Female Universalism: Gender, Melancholia, and Radical Empathy in the Korean Wave

이 책은 한국 대중문화가 전 세계 팬들 사이에서 공감과 연대를 만들어내는 과정을 분석한다. 개인의 고통이 팬 활동을 통해 공동체 경험과 연대로 발전하며, 정치적 의식으로 이어진다. 즉, 대중문화는 단순한 소비가 아니라 사회적 공감과 행동을 이끄는 중요한 역할을 한다.

 

Female Universalism: Gender, Melancholia, and Radical Empathy in the Korean Wave

저자: 오인규(칸사이외국어대), 장원호(서울시립대), 임현진(아시아연구소)

World Association for Hally Studies (WAHS) Press, 2026

K-pop을 비롯한 한국 대중문화는 어떻게 전 세계 여성과 LGBTQ+의 연대와 정치적 의식을 형성하는가?

In June 2020, K-pop fans coordinated a massive campaign that left President Trump’s Tulsa rally humiliatingly empty—reserving hundreds of thousands of tickets they never intended to use. These same fans flooded Dallas Police Department tip lines during Black Lives Matter protests, crashed white supremacist hashtags, and organized fundraising campaigns that raised millions for social justice causes. When South Korean President Yoon Suk-yeol declared martial law in December 2024, K-pop fans were among the first to mobilize.

How did fans of Korean popular culture become a political force? Why are 70-80% of global Hallyu fans women, regardless of nationality, race, or class? And what does this have to do with South Korea’s fertility rate plummeting to 0.72—the lowest in the world?

Female Universalism offers a groundbreaking answer. Drawing on survey data from 218 K-pop fans across 47 countries, in-depth interviews with Japanese Hallyu fans, and analysis of consumption patterns from Korean fried chicken to buldak noodles, this book reveals how Korean popular culture has become the vehicle for global solidarity among women and LGBTQ+ individuals.

At the heart of this phenomenon lies “female universalism”—an alternative cultural framework to the white male universalism that has dominated global popular culture since the Enlightenment. Where Western pop culture centers male heroes saving passive women, Hallyu narratives feature women using creativity and community to solve problems. Where Hollywood celebrates stoic masculinity, Korean dramas showcase men who apologize, listen, and recognize women’s pain.

The book traces how personal pain transforms into collective action: structural oppression produces melancholia, which motivates creative engagement (fan art, translations), which generates community satisfaction, which cultivates radical empathy—the capacity to recognize others’ suffering across differences and commit to sustained political action. This isn’t escapism; it’s political consciousness developed through popular culture.

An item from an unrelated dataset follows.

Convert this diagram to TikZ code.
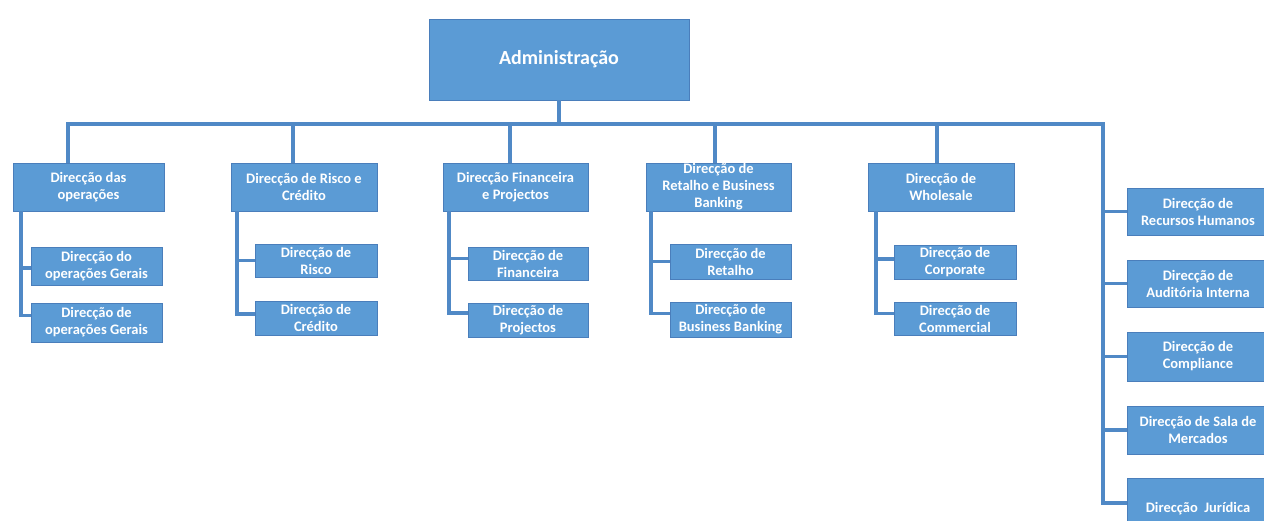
\documentclass[tikz,border=0pt]{standalone}
\usepackage{fontspec}
\setmainfont{Carlito}
\definecolor{boxfill}{HTML}{5B9BD5}
\definecolor{boxedge}{HTML}{4A7EBB}
\definecolor{wirecol}{HTML}{5089C6}

\begin{document}
\begin{tikzpicture}[x=1pt,y=-1pt,
  unit/.style={draw=boxedge, line width=0.8pt, fill=boxfill, text=white,
    font=\bfseries\fontsize{14.5}{17}\selectfont, align=center, inner sep=0pt},
  head/.style={unit, font=\bfseries\fontsize{20}{24}\selectfont},
  wire/.style={draw=wirecol, line width=3.2pt}
]
\useasboundingbox (0,0) rectangle (1264,520);
\clip (0,0) rectangle (1264,520);

% top of the chart
\node[head, minimum width=260, minimum height=81] (top) at (559,59.5) {Administração};

% first level
\node[unit, minimum width=151, minimum height=48] (a) at (88.5,187) {Direcção das\\operações};
\node[unit, minimum width=146, minimum height=48] (b) at (304,187) {Direcção de Risco e\\Crédito};
\node[unit, minimum width=145, minimum height=48] (c) at (515.5,187) {Direcção Financeira\\e Projectos};
\node[unit, minimum width=145, minimum height=48] (d) at (718.5,187) {Direcção de\\Retalho e Business\\Banking};
\node[unit, minimum width=146, minimum height=48] (e) at (941,187) {Direcção de\\Wholesale};

% second level
\node[unit, minimum width=131, minimum height=38] (a1) at (96.5,266) {Direcção do\\operações Gerais};
\node[unit, minimum width=131, minimum height=39] (a2) at (96.5,322.5) {Direcção de\\operações Gerais};
\node[unit, minimum width=122, minimum height=33] (b1) at (316,260.5) {Direcção de\\Risco};
\node[unit, minimum width=122, minimum height=34] (b2) at (316,318) {Direcção de\\Crédito};
\node[unit, minimum width=120, minimum height=33] (c1) at (528,263.5) {Direcção de\\Financeira};
\node[unit, minimum width=120, minimum height=34] (c2) at (528,320) {Direcção de\\Projectos};
\node[unit, minimum width=121, minimum height=35] (d1) at (730.5,261.5) {Direcção de\\Retalho};
\node[unit, minimum width=121, minimum height=35] (d2) at (730.5,319.5) {Direcção de\\Business Banking};
\node[unit, minimum width=122, minimum height=34] (e1) at (955,262) {Direcção de\\Corporate};
\node[unit, minimum width=122, minimum height=33] (e2) at (955,318.5) {Direcção de\\Commercial};

% staff units on the right
\node[unit, minimum width=142, minimum height=47] (r1) at (1198,211.5) {Direcção de\\Recursos Humanos};
\node[unit, minimum width=142, minimum height=47] (r2) at (1198,283.5) {Direcção de\\Auditória Interna};
\node[unit, minimum width=142, minimum height=49] (r3) at (1198,356.5) {Direcção de\\Compliance};
\node[unit, minimum width=142, minimum height=48] (r4) at (1198,430) {Direcção de Sala de\\Mercados};
\node[unit, minimum width=142, minimum height=62] (r5) at (1198,509) {Direcção\ \ Jurídica};

% bus and stems
\coordinate (sa) at (68,124);
\coordinate (sb) at (293,124);
\coordinate (sc) at (510,124);
\coordinate (sd) at (715,124);
\coordinate (se) at (937,124);
\coordinate (sr) at (1103,124);

\draw[wire] (top.south) -- (top.south |- sa);
\draw[wire] (a.north -| sa) |- (sr) |- ([yshift=6]r5.west);
\draw[wire] (sb) -- (sb |- b.north);
\draw[wire] (sc) -- (sc |- c.north);
\draw[wire] (sd) -- (sd |- d.north);
\draw[wire] (se) -- (se |- e.north);
\draw[wire] (sr |- r1.west) -- (r1.west);
\draw[wire] (sr |- r2.west) -- (r2.west);
\draw[wire] (sr |- r3.west) -- (r3.west);
\draw[wire] (sr |- r4.west) -- (r4.west);

% branches to the second level
\coordinate (va) at (21,0);
\coordinate (vb) at (237,0);
\coordinate (vc) at (449,0);
\coordinate (vd) at (651,0);
\coordinate (ve) at (876,0);

\draw[wire] (a.south -| va) |- ([yshift=7]a2.west);
\draw[wire] ([yshift=-2]a1.west -| va) -- ([yshift=-2]a1.west);
\draw[wire] (b.south -| vb) |- ([yshift=4]b2.west);
\draw[wire] (b1.west -| vb) -- (b1.west);
\draw[wire] (c.south -| vc) |- ([yshift=7]c2.west);
\draw[wire] ([yshift=5]c1.west -| vc) -- ([yshift=5]c1.west);
\draw[wire] (d.south -| vd) |- ([yshift=6]d2.west);
\draw[wire] (d1.west -| vd) -- (d1.west);
\draw[wire] (e.south -| ve) |- ([yshift=5]e2.west);
\draw[wire] ([yshift=3]e1.west -| ve) -- ([yshift=3]e1.west);
\end{tikzpicture}
\end{document}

Through chapters examining Winter Sonata’s impact on Japanese women to the gendered politics of spicy Korean food, the book demonstrates that female universalism operates simultaneously as psychological process, cultural content, and political force. Japanese women use Korean dramas for “retrospective learning”—reflecting critically on their own society’s patriarchy. Global fans develop organizational skills through streaming campaigns that translate directly into protest mobilization.

The most provocative finding: female universalism is structurally linked to East Asia’s unprecedented fertility collapse. Women schooled in Hallyu’s narratives of female solidarity and self-actualization increasingly defer heterosexual partnership until ideal conditions emerge. They’re choosing sisterhood over motherhood—not permanently, but as a rational response to persistent patriarchy. K-pop fandoms become homosocial spaces where women find community and satisfaction that marriage under current gender regimes cannot provide.

Female Universalism challenges cynical dismissals of popular culture as corporate manipulation. It demonstrates how marginalized communities appropriate commercial culture for liberatory purposes, converting emotional pain into creative resistance. Fans aren’t passive consumers but active producers of meaning, community, and political consciousness.

Essential reading for scholars of media studies, gender studies, East Asian studies, and cultural sociology, this book also speaks to anyone seeking to understand how popular culture shapes politics, why young women increasingly reject traditional gender roles, and what Korea’s cultural exports reveal about global shifts in gender consciousness.